### Information given
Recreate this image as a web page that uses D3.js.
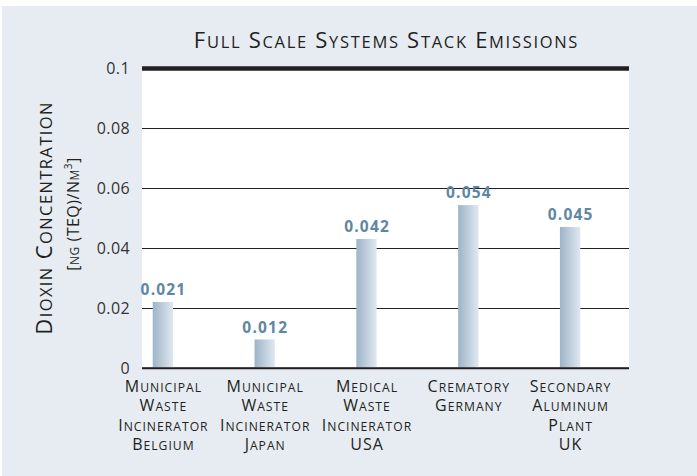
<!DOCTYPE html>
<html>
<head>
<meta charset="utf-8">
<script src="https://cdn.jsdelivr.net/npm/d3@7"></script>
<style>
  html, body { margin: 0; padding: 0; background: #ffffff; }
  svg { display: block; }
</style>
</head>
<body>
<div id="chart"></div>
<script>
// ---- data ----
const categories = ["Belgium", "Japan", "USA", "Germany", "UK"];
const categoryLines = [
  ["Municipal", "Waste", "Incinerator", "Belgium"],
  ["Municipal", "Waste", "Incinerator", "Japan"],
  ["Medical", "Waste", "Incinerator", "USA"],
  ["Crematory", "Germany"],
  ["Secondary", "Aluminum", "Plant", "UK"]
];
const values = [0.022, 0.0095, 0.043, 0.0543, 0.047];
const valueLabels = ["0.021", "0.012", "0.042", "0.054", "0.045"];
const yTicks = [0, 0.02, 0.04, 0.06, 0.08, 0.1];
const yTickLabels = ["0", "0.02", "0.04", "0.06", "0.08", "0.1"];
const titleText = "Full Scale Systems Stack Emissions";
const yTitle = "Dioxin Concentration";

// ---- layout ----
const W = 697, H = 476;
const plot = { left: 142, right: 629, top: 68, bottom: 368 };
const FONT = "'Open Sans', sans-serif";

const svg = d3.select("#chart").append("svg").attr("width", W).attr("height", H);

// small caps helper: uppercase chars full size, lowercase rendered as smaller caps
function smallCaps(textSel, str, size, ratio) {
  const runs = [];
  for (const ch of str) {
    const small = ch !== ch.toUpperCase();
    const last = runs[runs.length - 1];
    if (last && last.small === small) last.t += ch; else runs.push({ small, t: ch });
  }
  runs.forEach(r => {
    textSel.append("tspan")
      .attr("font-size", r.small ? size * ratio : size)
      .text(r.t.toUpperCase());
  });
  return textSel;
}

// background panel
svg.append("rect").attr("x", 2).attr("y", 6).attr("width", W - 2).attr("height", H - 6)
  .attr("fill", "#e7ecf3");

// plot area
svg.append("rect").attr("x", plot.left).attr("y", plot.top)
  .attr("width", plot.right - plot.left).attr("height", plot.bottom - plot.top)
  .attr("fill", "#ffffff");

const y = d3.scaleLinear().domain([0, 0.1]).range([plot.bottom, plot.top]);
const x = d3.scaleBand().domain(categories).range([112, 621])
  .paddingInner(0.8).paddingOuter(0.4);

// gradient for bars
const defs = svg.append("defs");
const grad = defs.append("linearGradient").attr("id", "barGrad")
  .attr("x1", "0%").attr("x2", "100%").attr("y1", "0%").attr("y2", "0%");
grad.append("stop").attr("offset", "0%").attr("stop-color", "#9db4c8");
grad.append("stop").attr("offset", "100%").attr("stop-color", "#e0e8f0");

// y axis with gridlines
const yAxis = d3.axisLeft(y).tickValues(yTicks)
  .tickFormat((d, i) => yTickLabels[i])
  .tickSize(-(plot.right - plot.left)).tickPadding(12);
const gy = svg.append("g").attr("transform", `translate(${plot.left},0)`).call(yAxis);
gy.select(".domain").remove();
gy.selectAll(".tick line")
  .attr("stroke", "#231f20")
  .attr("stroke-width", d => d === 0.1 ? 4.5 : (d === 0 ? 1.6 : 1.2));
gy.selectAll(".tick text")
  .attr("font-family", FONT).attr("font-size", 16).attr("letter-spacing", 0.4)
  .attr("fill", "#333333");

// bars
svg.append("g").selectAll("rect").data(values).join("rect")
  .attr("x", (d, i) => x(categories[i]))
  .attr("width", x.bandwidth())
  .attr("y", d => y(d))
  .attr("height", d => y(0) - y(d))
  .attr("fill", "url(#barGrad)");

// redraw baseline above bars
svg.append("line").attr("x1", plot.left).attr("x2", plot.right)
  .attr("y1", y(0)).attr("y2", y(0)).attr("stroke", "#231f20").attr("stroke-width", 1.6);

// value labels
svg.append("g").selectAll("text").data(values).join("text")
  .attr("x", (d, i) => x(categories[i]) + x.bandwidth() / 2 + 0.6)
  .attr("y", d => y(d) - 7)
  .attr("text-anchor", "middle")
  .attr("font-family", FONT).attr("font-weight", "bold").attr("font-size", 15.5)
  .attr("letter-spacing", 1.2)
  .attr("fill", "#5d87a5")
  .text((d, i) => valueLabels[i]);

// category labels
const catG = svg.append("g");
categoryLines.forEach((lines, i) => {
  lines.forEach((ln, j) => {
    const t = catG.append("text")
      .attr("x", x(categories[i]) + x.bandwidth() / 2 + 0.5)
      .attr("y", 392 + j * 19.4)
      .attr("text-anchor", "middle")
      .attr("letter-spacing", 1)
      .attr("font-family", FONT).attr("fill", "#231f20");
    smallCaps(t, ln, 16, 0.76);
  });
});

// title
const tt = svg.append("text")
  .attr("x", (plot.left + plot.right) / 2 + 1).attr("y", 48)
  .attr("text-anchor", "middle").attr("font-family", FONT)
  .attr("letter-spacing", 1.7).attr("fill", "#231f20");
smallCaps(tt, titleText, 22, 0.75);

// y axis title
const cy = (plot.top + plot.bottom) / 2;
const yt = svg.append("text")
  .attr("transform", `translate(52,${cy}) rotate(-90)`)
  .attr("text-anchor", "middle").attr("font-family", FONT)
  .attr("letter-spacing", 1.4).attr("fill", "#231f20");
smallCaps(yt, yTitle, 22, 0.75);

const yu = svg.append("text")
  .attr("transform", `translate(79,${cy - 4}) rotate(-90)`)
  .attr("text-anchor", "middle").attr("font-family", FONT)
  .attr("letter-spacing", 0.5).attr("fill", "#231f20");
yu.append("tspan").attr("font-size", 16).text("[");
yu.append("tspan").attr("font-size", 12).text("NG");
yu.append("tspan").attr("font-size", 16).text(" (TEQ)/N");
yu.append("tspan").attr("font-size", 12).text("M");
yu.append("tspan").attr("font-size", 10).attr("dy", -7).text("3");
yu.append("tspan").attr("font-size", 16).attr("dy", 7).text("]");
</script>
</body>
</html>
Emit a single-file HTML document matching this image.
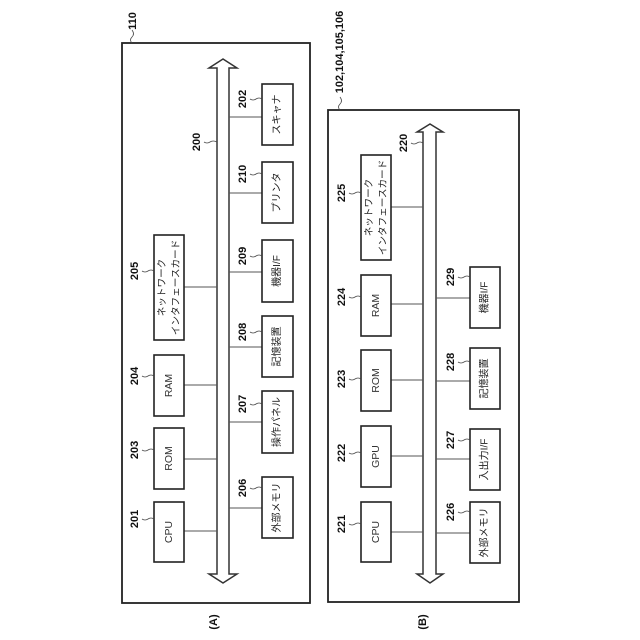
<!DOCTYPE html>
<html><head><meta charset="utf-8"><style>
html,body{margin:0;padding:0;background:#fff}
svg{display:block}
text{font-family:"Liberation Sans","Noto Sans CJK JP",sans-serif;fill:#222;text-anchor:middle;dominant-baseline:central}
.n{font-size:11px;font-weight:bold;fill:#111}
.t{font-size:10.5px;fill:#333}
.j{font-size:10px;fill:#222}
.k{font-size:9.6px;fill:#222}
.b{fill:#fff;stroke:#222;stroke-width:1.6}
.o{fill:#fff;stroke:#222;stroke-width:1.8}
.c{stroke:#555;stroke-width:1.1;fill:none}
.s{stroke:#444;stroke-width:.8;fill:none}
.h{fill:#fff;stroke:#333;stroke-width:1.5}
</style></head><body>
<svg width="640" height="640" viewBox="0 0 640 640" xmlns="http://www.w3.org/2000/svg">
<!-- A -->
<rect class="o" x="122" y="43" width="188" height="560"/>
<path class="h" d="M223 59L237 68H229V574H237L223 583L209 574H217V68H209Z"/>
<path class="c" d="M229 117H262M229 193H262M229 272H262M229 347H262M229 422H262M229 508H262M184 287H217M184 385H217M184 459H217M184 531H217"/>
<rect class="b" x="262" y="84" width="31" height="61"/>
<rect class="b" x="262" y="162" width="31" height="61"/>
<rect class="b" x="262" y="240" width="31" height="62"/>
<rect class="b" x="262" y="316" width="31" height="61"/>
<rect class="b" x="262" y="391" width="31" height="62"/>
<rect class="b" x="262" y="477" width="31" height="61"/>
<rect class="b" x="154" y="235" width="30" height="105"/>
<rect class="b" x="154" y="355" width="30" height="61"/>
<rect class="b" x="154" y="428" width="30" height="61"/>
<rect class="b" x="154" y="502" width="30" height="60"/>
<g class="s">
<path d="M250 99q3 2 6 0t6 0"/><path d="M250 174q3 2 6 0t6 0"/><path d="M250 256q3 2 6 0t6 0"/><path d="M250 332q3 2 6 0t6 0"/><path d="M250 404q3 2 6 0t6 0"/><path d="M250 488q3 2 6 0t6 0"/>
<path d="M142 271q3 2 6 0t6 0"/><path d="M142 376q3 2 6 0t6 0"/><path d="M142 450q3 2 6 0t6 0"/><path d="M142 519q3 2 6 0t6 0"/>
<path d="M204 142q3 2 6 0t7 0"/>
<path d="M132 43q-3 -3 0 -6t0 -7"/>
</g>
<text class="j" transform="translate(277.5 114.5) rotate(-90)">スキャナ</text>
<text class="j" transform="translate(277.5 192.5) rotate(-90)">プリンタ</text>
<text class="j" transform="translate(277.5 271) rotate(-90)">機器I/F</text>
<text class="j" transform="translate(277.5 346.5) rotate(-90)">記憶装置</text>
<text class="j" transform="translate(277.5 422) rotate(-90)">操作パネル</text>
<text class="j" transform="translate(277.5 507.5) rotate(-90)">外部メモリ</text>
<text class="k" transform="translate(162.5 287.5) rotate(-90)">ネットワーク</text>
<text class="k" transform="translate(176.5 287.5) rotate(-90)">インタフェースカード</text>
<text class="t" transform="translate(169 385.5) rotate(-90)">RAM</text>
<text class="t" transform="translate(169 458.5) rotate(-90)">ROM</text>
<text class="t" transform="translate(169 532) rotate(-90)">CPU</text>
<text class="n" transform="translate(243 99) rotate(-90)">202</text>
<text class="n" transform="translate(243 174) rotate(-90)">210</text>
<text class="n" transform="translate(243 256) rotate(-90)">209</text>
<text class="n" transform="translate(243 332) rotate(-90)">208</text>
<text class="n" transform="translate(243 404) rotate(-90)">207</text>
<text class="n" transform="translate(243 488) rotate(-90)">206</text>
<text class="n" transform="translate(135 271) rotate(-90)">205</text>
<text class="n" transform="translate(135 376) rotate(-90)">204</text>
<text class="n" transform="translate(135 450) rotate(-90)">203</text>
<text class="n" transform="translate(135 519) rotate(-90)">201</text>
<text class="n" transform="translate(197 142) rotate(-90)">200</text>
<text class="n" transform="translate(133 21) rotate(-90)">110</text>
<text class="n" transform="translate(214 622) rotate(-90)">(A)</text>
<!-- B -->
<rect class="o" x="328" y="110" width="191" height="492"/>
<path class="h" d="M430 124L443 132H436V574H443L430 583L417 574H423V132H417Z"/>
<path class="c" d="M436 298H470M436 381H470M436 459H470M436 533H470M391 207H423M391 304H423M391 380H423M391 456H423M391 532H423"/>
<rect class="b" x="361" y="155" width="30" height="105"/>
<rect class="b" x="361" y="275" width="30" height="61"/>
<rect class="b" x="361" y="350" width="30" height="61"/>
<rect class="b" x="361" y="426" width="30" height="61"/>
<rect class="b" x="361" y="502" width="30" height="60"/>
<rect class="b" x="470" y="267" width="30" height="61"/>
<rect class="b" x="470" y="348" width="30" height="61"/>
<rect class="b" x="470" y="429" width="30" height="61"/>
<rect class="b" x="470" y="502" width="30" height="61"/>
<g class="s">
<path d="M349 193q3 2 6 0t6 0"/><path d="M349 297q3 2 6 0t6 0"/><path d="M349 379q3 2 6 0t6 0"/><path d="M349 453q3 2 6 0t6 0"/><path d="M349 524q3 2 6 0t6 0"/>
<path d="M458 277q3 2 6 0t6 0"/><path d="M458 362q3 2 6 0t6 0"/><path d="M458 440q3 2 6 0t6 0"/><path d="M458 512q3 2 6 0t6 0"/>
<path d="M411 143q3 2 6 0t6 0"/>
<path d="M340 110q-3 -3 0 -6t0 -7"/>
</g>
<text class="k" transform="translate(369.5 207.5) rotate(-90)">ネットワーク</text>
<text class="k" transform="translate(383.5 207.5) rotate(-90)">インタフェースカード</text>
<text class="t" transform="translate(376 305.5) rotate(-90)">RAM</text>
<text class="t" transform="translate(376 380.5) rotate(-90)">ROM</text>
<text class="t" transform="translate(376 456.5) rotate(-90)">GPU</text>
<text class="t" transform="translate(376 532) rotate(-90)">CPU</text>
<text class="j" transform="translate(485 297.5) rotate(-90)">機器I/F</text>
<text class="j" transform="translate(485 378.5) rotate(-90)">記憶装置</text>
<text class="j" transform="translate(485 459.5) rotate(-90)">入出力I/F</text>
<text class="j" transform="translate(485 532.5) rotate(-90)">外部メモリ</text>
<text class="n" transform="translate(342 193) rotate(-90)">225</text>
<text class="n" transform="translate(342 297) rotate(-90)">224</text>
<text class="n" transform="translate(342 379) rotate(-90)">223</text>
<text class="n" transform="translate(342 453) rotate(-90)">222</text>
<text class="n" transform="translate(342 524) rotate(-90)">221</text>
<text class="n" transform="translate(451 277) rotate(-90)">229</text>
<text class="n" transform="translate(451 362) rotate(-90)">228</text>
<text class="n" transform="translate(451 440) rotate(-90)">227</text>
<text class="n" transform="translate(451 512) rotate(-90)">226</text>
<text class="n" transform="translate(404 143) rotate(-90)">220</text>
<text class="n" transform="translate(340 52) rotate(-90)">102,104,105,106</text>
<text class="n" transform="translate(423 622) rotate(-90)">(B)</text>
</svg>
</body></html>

### Task statement
Which lines include the word "image"? List them all.

### Response for this exercise
Recreate this image as a web page that uses D3.js.
Emit a single-file HTML document matching this image.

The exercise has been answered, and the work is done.